Namun, secara konstitusional, kebijakan ini sah, sebagaimana diatur dalam Pasal 14 UUD 1945. Pasal tersebut secara jelas memberikan kewenangan kepada Presiden untuk memberikan amnesti dan abolisi dengan persetujuan DPR.
Dalam perspektif strategis, rekonsiliasi ini membuka jalan bagi terbentuknya koalisi besar yang melibatkan Gerindra, PDIP, dan kelompok-kelompok politik lainnya, termasuk pendukung Anies Baswedan. Hal ini memperlihatkan bahwa Dasco bukan sekadar operator politik, melainkan penggerak skenario besar yang menjembatani berbagai faksi yang sebelumnya berseberangan.
Bang Syahganda Nainggolan, senior saya dalam dunia aktivisme, menilai bahwa kesuksesan amnesti dan abolisi ini tidak terlepas dari peran Dasco. Ia menjadi “motor penggerak” dalam proses pemulihan hubungan antarkelompok politik, sekaligus memperkuat basis dukungan pemerintahan Prabowo–Gibran, baik di parlemen maupun di tengah masyarakat.
Presiden Prabowo sendiri tetap menjadi tokoh kunci dari seluruh proses ini. Dalam sebuah momen simbolik saat peluncuran Koperasi Desa Merah Putih di Klaten, Jawa Tengah, ia menyebut hubungan PDIP dan Gerindra seperti kakak dan adik.
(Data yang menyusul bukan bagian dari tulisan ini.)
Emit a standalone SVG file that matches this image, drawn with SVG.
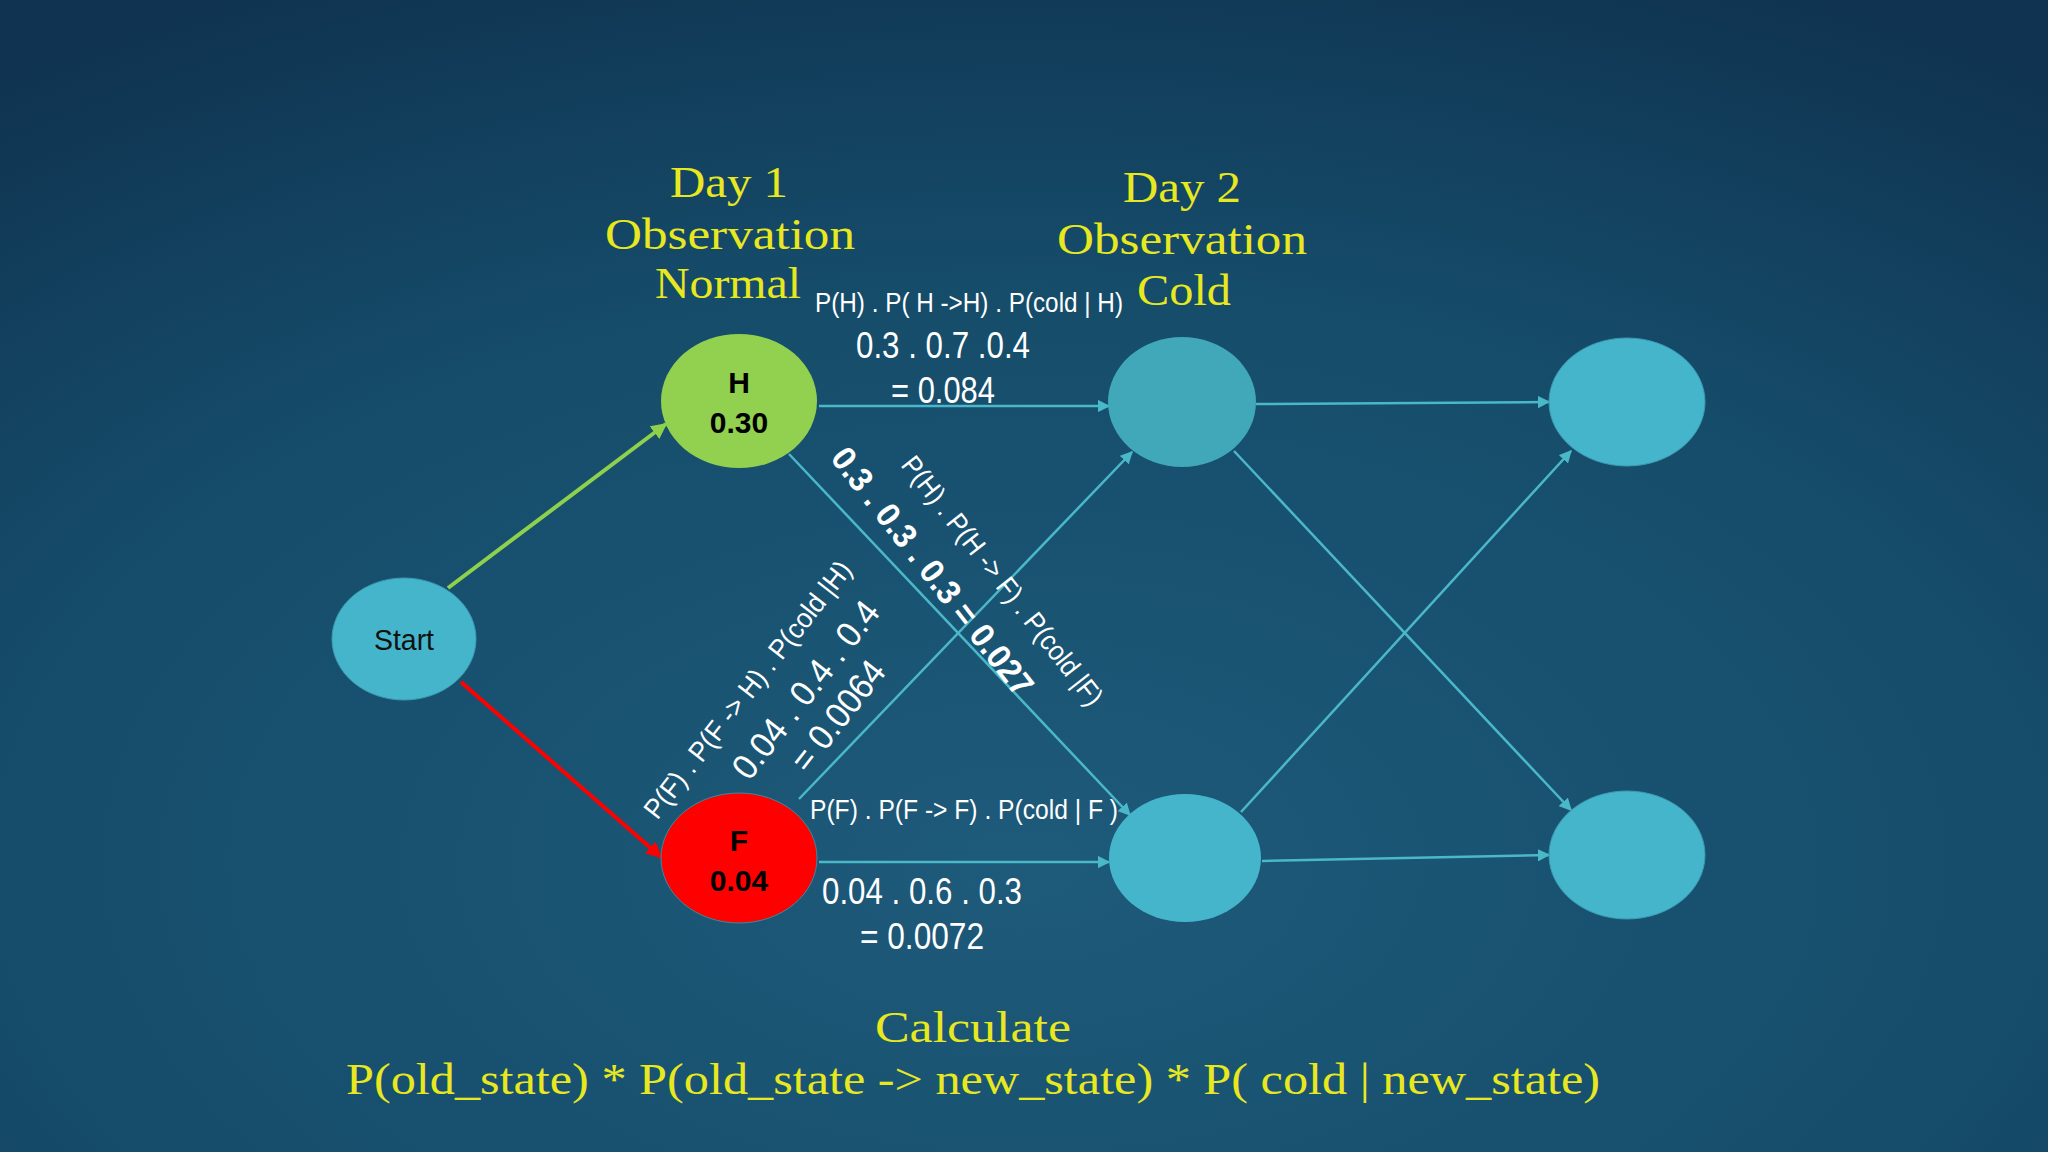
<svg xmlns="http://www.w3.org/2000/svg" width="2048" height="1152" viewBox="0 0 2048 1152">
<defs>
<radialGradient id="bg" cx="0.5" cy="0.75" r="0.85">
<stop offset="0" stop-color="#1e5a7a"/><stop offset="0.6" stop-color="#154c6a"/><stop offset="1" stop-color="#0f3350"/>
</radialGradient>
<marker id="ah" viewBox="0 0 10 10" refX="9" refY="5" markerWidth="5" markerHeight="5" orient="auto"><path d="M0,0L10,5L0,10z" fill="#4ab8c8"/></marker>
<marker id="ag" viewBox="0 0 10 10" refX="9" refY="5" markerWidth="4" markerHeight="4" orient="auto"><path d="M0,0L10,5L0,10z" fill="#8fd04c"/></marker>
<marker id="ar" viewBox="0 0 10 10" refX="9" refY="5" markerWidth="4" markerHeight="4" orient="auto"><path d="M0,0L10,5L0,10z" fill="#f00"/></marker>
<style>
.y{font-family:"Liberation Serif",serif;font-size:44px;fill:#e8e820;text-anchor:middle}
.w{font-family:"Liberation Sans",sans-serif;fill:#fff;text-anchor:middle}
.e{stroke:#4ab8c8;stroke-width:2.5;fill:none;marker-end:url(#ah)}
.n{font-family:"Liberation Sans",sans-serif;font-weight:bold;font-size:30px;text-anchor:middle;fill:#000}
</style>
</defs>
<rect width="2048" height="1152" fill="url(#bg)"/>
<g id="connectors">
<line x1="448" y1="588" x2="666" y2="424" stroke="#8fd04c" stroke-width="4" marker-end="url(#ag)"/>
<line x1="461" y1="682" x2="661" y2="857" stroke="#f00" stroke-width="4" marker-end="url(#ar)"/>
<line class="e" x1="819" y1="406" x2="1109" y2="406"/>
<line class="e" x1="789" y1="454" x2="1130" y2="815"/>
<line class="e" x1="799" y1="799" x2="1132" y2="452"/>
<line class="e" x1="819" y1="862" x2="1109" y2="862"/>
<line class="e" x1="1256" y1="404" x2="1549" y2="402"/>
<line class="e" x1="1234" y1="451" x2="1571" y2="810"/>
<line class="e" x1="1241" y1="812" x2="1571" y2="451"/>
<line class="e" x1="1262" y1="861" x2="1549" y2="855"/>
</g>
<g id="start"><ellipse cx="404" cy="639" rx="72" ry="61" fill="#45b5cc" stroke="#3a9ab0"/><text class="w" x="404" y="650" font-size="30" textLength="60" lengthAdjust="spacingAndGlyphs" style="fill:#111">Start</text></g>
<g id="H"><ellipse cx="739" cy="401" rx="78" ry="67" fill="#92d050"/><text class="n" x="739" y="393">H</text><text class="n" x="739" y="433">0.30</text></g>
<g id="F"><ellipse cx="739" cy="858" rx="78" ry="65" fill="#f00" stroke="#3a8aa0"/><text class="n" x="739" y="851">F</text><text class="n" x="739" y="891">0.04</text></g>
<g id="d2top"><ellipse cx="1182" cy="402" rx="74" ry="65" fill="#40a8b8"/></g>
<g id="d2bot"><ellipse cx="1185" cy="858" rx="76" ry="64" fill="#45b5cc"/></g>
<g id="d3top"><ellipse cx="1627" cy="402" rx="78" ry="64" fill="#45b5cc" stroke="#3a9ab0"/></g>
<g id="d3bot"><ellipse cx="1627" cy="855" rx="78" ry="64" fill="#45b5cc" stroke="#3a9ab0"/></g>
<g id="labels">
<text class="y" x="729" y="197" textLength="118" lengthAdjust="spacingAndGlyphs">Day 1</text>
<text class="y" x="730" y="249" textLength="250" lengthAdjust="spacingAndGlyphs">Observation</text>
<text class="y" x="728" y="298" textLength="146" lengthAdjust="spacingAndGlyphs">Normal</text>
<text class="y" x="1182" y="202" textLength="118" lengthAdjust="spacingAndGlyphs">Day 2</text>
<text class="y" x="1182" y="254" textLength="250" lengthAdjust="spacingAndGlyphs">Observation</text>
<text class="y" x="1184" y="305" textLength="94" lengthAdjust="spacingAndGlyphs">Cold</text>
<text class="w" x="969" y="312" font-size="27" textLength="308" lengthAdjust="spacingAndGlyphs">P(H) . P( H -&gt;H) . P(cold | H)</text>
<text class="w" x="943" y="358" font-size="36" textLength="174" lengthAdjust="spacingAndGlyphs">0.3 . 0.7 .0.4</text>
<text class="w" x="943" y="403" font-size="36" textLength="104" lengthAdjust="spacingAndGlyphs">= 0.084</text>
<text class="w" x="964" y="819" font-size="27" textLength="308" lengthAdjust="spacingAndGlyphs">P(F) . P(F -&gt; F) . P(cold | F )</text>
<text class="w" x="922" y="904" font-size="36" textLength="200" lengthAdjust="spacingAndGlyphs">0.04 . 0.6 . 0.3</text>
<text class="w" x="922" y="949" font-size="36" textLength="124" lengthAdjust="spacingAndGlyphs">= 0.0072</text>
<g transform="translate(1002,581) rotate(52)"><text class="w" x="0" y="9" font-size="28" textLength="308" lengthAdjust="spacingAndGlyphs">P(H) . P(H -&gt; F) . P(cold |F)</text></g>
<g transform="translate(932,572) rotate(52)"><text class="w" x="0" y="11" font-size="34" font-weight="bold" textLength="305" lengthAdjust="spacingAndGlyphs">0.3 . 0.3 . 0.3 = 0.027</text></g>
<g transform="translate(748,690) rotate(-52)"><text class="w" x="0" y="9" font-size="28" textLength="318" lengthAdjust="spacingAndGlyphs">P(F) . P(F -&gt; H) . P(cold |H)</text></g>
<g transform="translate(806,690) rotate(-52)"><text class="w" x="0" y="12" font-size="36" textLength="215" lengthAdjust="spacingAndGlyphs">0.04 . 0.4 .  0.4</text></g>
<g transform="translate(838,716) rotate(-52)"><text class="w" x="0" y="12" font-size="36" textLength="130" lengthAdjust="spacingAndGlyphs">= 0.0064</text></g>
<text class="y" x="973" y="1042" textLength="196" lengthAdjust="spacingAndGlyphs">Calculate</text>
<text class="y" x="973" y="1094" textLength="1254" lengthAdjust="spacingAndGlyphs">P(old_state) * P(old_state -&gt; new_state) * P( cold | new_state)</text>
</g>
</svg>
Prabowo juga menyinggung warisan Presiden pertama RI, Sukarno, sebagai milik seluruh bangsa. Sambil mencolek Puan Maharani yang turut hadir, Prabowo menyatakan, “Nyuwun sewu, Mbak Puan, Bung Karno bapak saya juga.”
Pernyataan itu mempertegas bahwa Prabowo, meski kini menjadi Presiden terpilih periode 2024–2029, tetap menjunjung tinggi semangat kebersamaan lintas partai dan generasi. Keputusannya untuk bergabung dengan pemerintahan Jokowi pada 2019 menjadi titik balik yang menunjukkan orientasi politiknya pada rekonsiliasi dan kemajuan bersama, bukan semata-mata perebutan kekuasaan.
Setelah empat kali mengikuti kontestasi pilpres, Prabowo menunjukkan ketangguhan dan kedewasaan politik. Ia memilih merangkul seluruh elemen bangsa dalam upaya membangun masa depan Indonesia. Polarisasi, konflik, dan faksionalisme tidak lagi relevan dalam agenda besar kesejahteraan rakyat dan kemajuan negara.
Hatrik politik Sufmi Dasco Ahmad bukan hanya tentang tiga langkah strategis, melainkan tentang bagaimana ia mengelola transisi kekuasaan secara damai, konstitusional, dan inklusif. Ia telah membuktikan diri sebagai arsitek kebijakan kebersamaan yang menjalin simpul-simpul perpecahan menjadi kekuatan politik nasional yang solid.